Nos camions et voitures légères sont chargés de marchandises dont certaines sont des denrées périssables. Certains maliens et ivoiriens avec qui nous étions, ont bénéficié d’un couloir humanitaire pour rentrer dans leur pays alors que nous sommes ignorés, tonne Kaoussou Sonko, l’un des camionneurs
«il y en a deux parmi nous qui ont perdu leurs parents depuis que nous sommes bloqués ici. Certaines familles ne parviennent pas à satisfaire leurs besoins vu que les bras valides font face à un calvaire indescriptible. Le consulat refuse notre existence », clame Kaoussou Sonko, natif de Bignona.
Pointant un doigt accusateur vers les autorités sénégalaises, « Vous êtes en train de détruire nos carrières professionnelles et nos vies familiales » ; « Que doit-on faire pour qu’on entende notre détresse. C’est incroyable ce manque d’empathie et ce silence radio quant au sort des milliers de sénégalais coincés loin de chez eux » .

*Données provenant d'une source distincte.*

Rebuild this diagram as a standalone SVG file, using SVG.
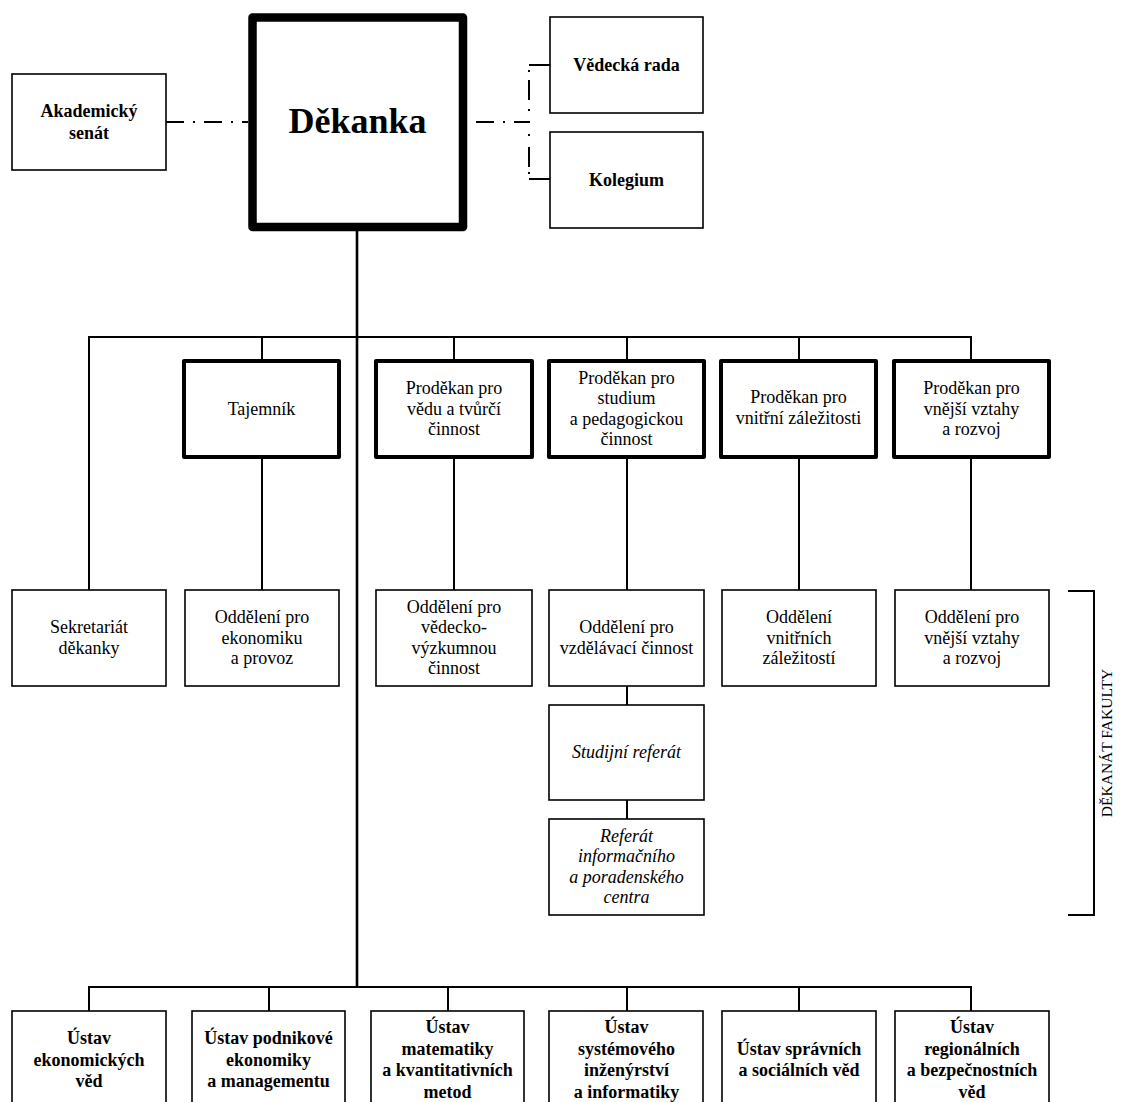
<svg xmlns="http://www.w3.org/2000/svg" width="1121" height="1102" viewBox="0 0 1121 1102" font-family="'Liberation Serif', 'DejaVu Serif', 'Times New Roman', serif">
<style>
  text { font-family: 'Liberation Serif', 'DejaVu Serif', 'Times New Roman', serif; fill: #000; text-anchor: middle; }
  .r { font-size: 18px; }
  .b { font-size: 18px; font-weight: bold; }
  .i { font-size: 18px; font-style: italic; }
  .box { fill: #fff; stroke: #000; stroke-width: 1.6; }
  .tbox { fill: #fff; stroke: #000; stroke-width: 4; stroke-linejoin: round; }
  .dbox { fill: #fff; stroke: #000; stroke-width: 8.5; stroke-linejoin: round; }
  .ln { fill: none; stroke: #000; stroke-width: 2; }
  .main { fill: none; stroke: #000; stroke-width: 2.6; }
  .dd { fill: none; stroke: #000; stroke-width: 2; stroke-dasharray: 18 9 2 9; }
</style>
<rect width="1121" height="1102" fill="#fff"/>
<g id="connectors">
  <path class="dd" d="M166,122 H248"/>
  <path class="dd" d="M476,122 H530"/>
  <path class="ln" d="M529,70 v2 M529,80 v20 M529,109 v2 M529,134 v2 M529,147 v20 M529,172 v2"/>
  <path class="ln" d="M529,65 H550 M529,179 H550"/>
  <path class="main" d="M357,231 V988"/>
  <path class="ln" d="M89,590 V337 H971 V361 M262,337 V361 M454,337 V361 M627,337 V361 M799,337 V361"/>
  <path class="ln" d="M262,457 V590 M454,457 V590 M627,457 V590 M799,457 V590 M971,457 V590"/>
  <path class="ln" d="M627,686 V705 M627,800 V819"/>
  <path class="ln" d="M89,1011 V987 H971 V1011 M269,987 V1011 M448,987 V1011 M627,987 V1011 M799,987 V1011"/>
  <path class="ln" d="M1068,591 H1094 V915 H1068"/>
</g>
<g id="akademicky-senat"><rect class="box" x="12" y="74" width="154" height="96"/>
  <text class="b"><tspan x="89" y="117">Akademický</tspan><tspan x="89" y="138.5">senát</tspan></text></g>
<g id="dekanka"><rect class="dbox" x="252.5" y="17.5" width="210.5" height="209.5"/>
  <text x="357.5" y="133" style="font-size:36px;font-weight:bold">Děkanka</text></g>
<g id="vedecka-rada"><rect class="box" x="550" y="17" width="153" height="96"/>
  <text class="b" x="626.5" y="71">Vědecká rada</text></g>
<g id="kolegium"><rect class="box" x="550" y="132" width="153" height="96"/>
  <text class="b" x="626.5" y="186">Kolegium</text></g>

<g id="tajemnik"><rect class="tbox" x="184" y="361" width="155" height="96"/>
  <text class="r" x="261.5" y="414.5">Tajemník</text></g>
<g id="prodekan-veda"><rect class="tbox" x="376" y="361" width="156" height="96"/>
  <text class="r"><tspan x="454" y="394">Proděkan pro</tspan><tspan x="454" y="414.5">vědu a tvůrčí</tspan><tspan x="454" y="435">činnost</tspan></text></g>
<g id="prodekan-studium"><rect class="tbox" x="549" y="361" width="155" height="96"/>
  <text class="r"><tspan x="626.5" y="383.7">Proděkan pro</tspan><tspan x="626.5" y="404.2">studium</tspan><tspan x="626.5" y="424.7">a pedagogickou</tspan><tspan x="626.5" y="445.2">činnost</tspan></text></g>
<g id="prodekan-vnitrni"><rect class="tbox" x="721" y="361" width="155" height="96"/>
  <text class="r"><tspan x="798.5" y="403">Proděkan pro</tspan><tspan x="798.5" y="423.5">vnitřní záležitosti</tspan></text></g>
<g id="prodekan-vnejsi"><rect class="tbox" x="894" y="361" width="155" height="96"/>
  <text class="r"><tspan x="971.5" y="394">Proděkan pro</tspan><tspan x="971.5" y="414.5">vnější vztahy</tspan><tspan x="971.5" y="435">a rozvoj</tspan></text></g>

<g id="sekretariat"><rect class="box" x="12" y="590" width="154" height="96"/>
  <text class="r"><tspan x="89" y="633.2">Sekretariát</tspan><tspan x="89" y="653.7">děkanky</tspan></text></g>
<g id="oddeleni-ekonomika"><rect class="box" x="185" y="590" width="154" height="96"/>
  <text class="r"><tspan x="262" y="623">Oddělení pro</tspan><tspan x="262" y="643.5">ekonomiku</tspan><tspan x="262" y="664">a provoz</tspan></text></g>
<g id="oddeleni-veda"><rect class="box" x="376" y="590" width="156" height="96"/>
  <text class="r"><tspan x="454" y="612.7">Oddělení pro</tspan><tspan x="454" y="633.2">vědecko-</tspan><tspan x="454" y="653.7">výzkumnou</tspan><tspan x="454" y="674.2">činnost</tspan></text></g>
<g id="oddeleni-vzdelavaci"><rect class="box" x="549" y="590" width="155" height="96"/>
  <text class="r"><tspan x="626.5" y="633.2">Oddělení pro</tspan><tspan x="626.5" y="653.7">vzdělávací činnost</tspan></text></g>
<g id="oddeleni-vnitrni"><rect class="box" x="722" y="590" width="154" height="96"/>
  <text class="r"><tspan x="799" y="623">Oddělení</tspan><tspan x="799" y="643.5">vnitřních</tspan><tspan x="799" y="664">záležitostí</tspan></text></g>
<g id="oddeleni-vnejsi"><rect class="box" x="895" y="590" width="154" height="96"/>
  <text class="r"><tspan x="972" y="623">Oddělení pro</tspan><tspan x="972" y="643.5">vnější vztahy</tspan><tspan x="972" y="664">a rozvoj</tspan></text></g>
<g id="studijni-referat"><rect class="box" x="549" y="705" width="155" height="95"/>
  <text class="i" x="626.5" y="758">Studijní referát</text></g>
<g id="referat-ipc"><rect class="box" x="549" y="819" width="155" height="96"/>
  <text class="i"><tspan x="626.5" y="841.7">Referát</tspan><tspan x="626.5" y="862.2">informačního</tspan><tspan x="626.5" y="882.7">a poradenského</tspan><tspan x="626.5" y="903.2">centra</tspan></text></g>

<g id="dekanat-label"><text class="r" style="font-size:15.5px" transform="translate(1112,743) rotate(-90)" x="0" y="0">DĚKANÁT FAKULTY</text></g>

<g id="ustav-ekonomickych"><rect class="box" x="12" y="1011" width="154" height="100"/>
  <text class="b"><tspan x="89" y="1044">Ústav</tspan><tspan x="89" y="1065.5">ekonomických</tspan><tspan x="89" y="1087">věd</tspan></text></g>
<g id="ustav-podnikove"><rect class="box" x="192" y="1011" width="153" height="100"/>
  <text class="b"><tspan x="268.5" y="1044">Ústav podnikové</tspan><tspan x="268.5" y="1065.5">ekonomiky</tspan><tspan x="268.5" y="1087">a managementu</tspan></text></g>
<g id="ustav-matematiky"><rect class="box" x="371" y="1011" width="153" height="100"/>
  <text class="b"><tspan x="447.5" y="1033.2">Ústav</tspan><tspan x="447.5" y="1054.7">matematiky</tspan><tspan x="447.5" y="1076.2">a kvantitativních</tspan><tspan x="447.5" y="1097.7">metod</tspan></text></g>
<g id="ustav-systemoveho"><rect class="box" x="549" y="1011" width="154" height="100"/>
  <text class="b"><tspan x="626.5" y="1033.2">Ústav</tspan><tspan x="626.5" y="1054.7">systémového</tspan><tspan x="626.5" y="1076.2">inženýrství</tspan><tspan x="626.5" y="1097.7">a informatiky</tspan></text></g>
<g id="ustav-spravnich"><rect class="box" x="722" y="1011" width="154" height="100"/>
  <text class="b"><tspan x="799" y="1054.7">Ústav správních</tspan><tspan x="799" y="1076.2">a sociálních věd</tspan></text></g>
<g id="ustav-regionalnich"><rect class="box" x="895" y="1011" width="154" height="100"/>
  <text class="b"><tspan x="972" y="1033.2">Ústav</tspan><tspan x="972" y="1054.7">regionálních</tspan><tspan x="972" y="1076.2">a bezpečnostních</tspan><tspan x="972" y="1097.7">věd</tspan></text></g>
</svg>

Heureusement dira t’il, « N’eut été les autorités marocaines, nous serions peut-être déjà morts et oubliés . Depuis le 14 mars , les autorités marocaines n’ont cessé de nous soutenir, d’envoyer des médecins pour s’enquérir de notre santé. Au même moment, le Consulat nous a fait parvenir une somme de 800 Dirhams après que nous ayons publié plusieurs vidéos pour démentir leurs propos ».
Plus grave, prévient Kaoussou Sonko, « Au même moment des camionneurs marocains nous dépassent pour rallier le Sénégal avec leurs marchandises. Pourquoi les autoriser à franchir les frontières et nous maintenir dans cette précarité? De toute façon, nous avons décidé en sus de la grève de faim de prendre nos responsabilités». Advienne que pourra, dit-il.
« Tu parles des Sénégalais bloqués à l’étranger, ils te reprochent de “descendre ton pays alors que le monde entier est admiratif face aux progrès du Sénégal ”. C’est toujours pareil : belle vitrine et arrière-boutique dégueulasse. Rien n’a changé finalement »
Plus de cent sénégalais dispersés entre Bir Guandouz, Bourj Dour et Dakhla font face aux risques non seulement de la pandémie mais également de l’insécurité notamment du terrorisme.
Actuellement, le risque de confrontation entre les policiers marocains et les sénégalais bloqués se précisent de plus en plus.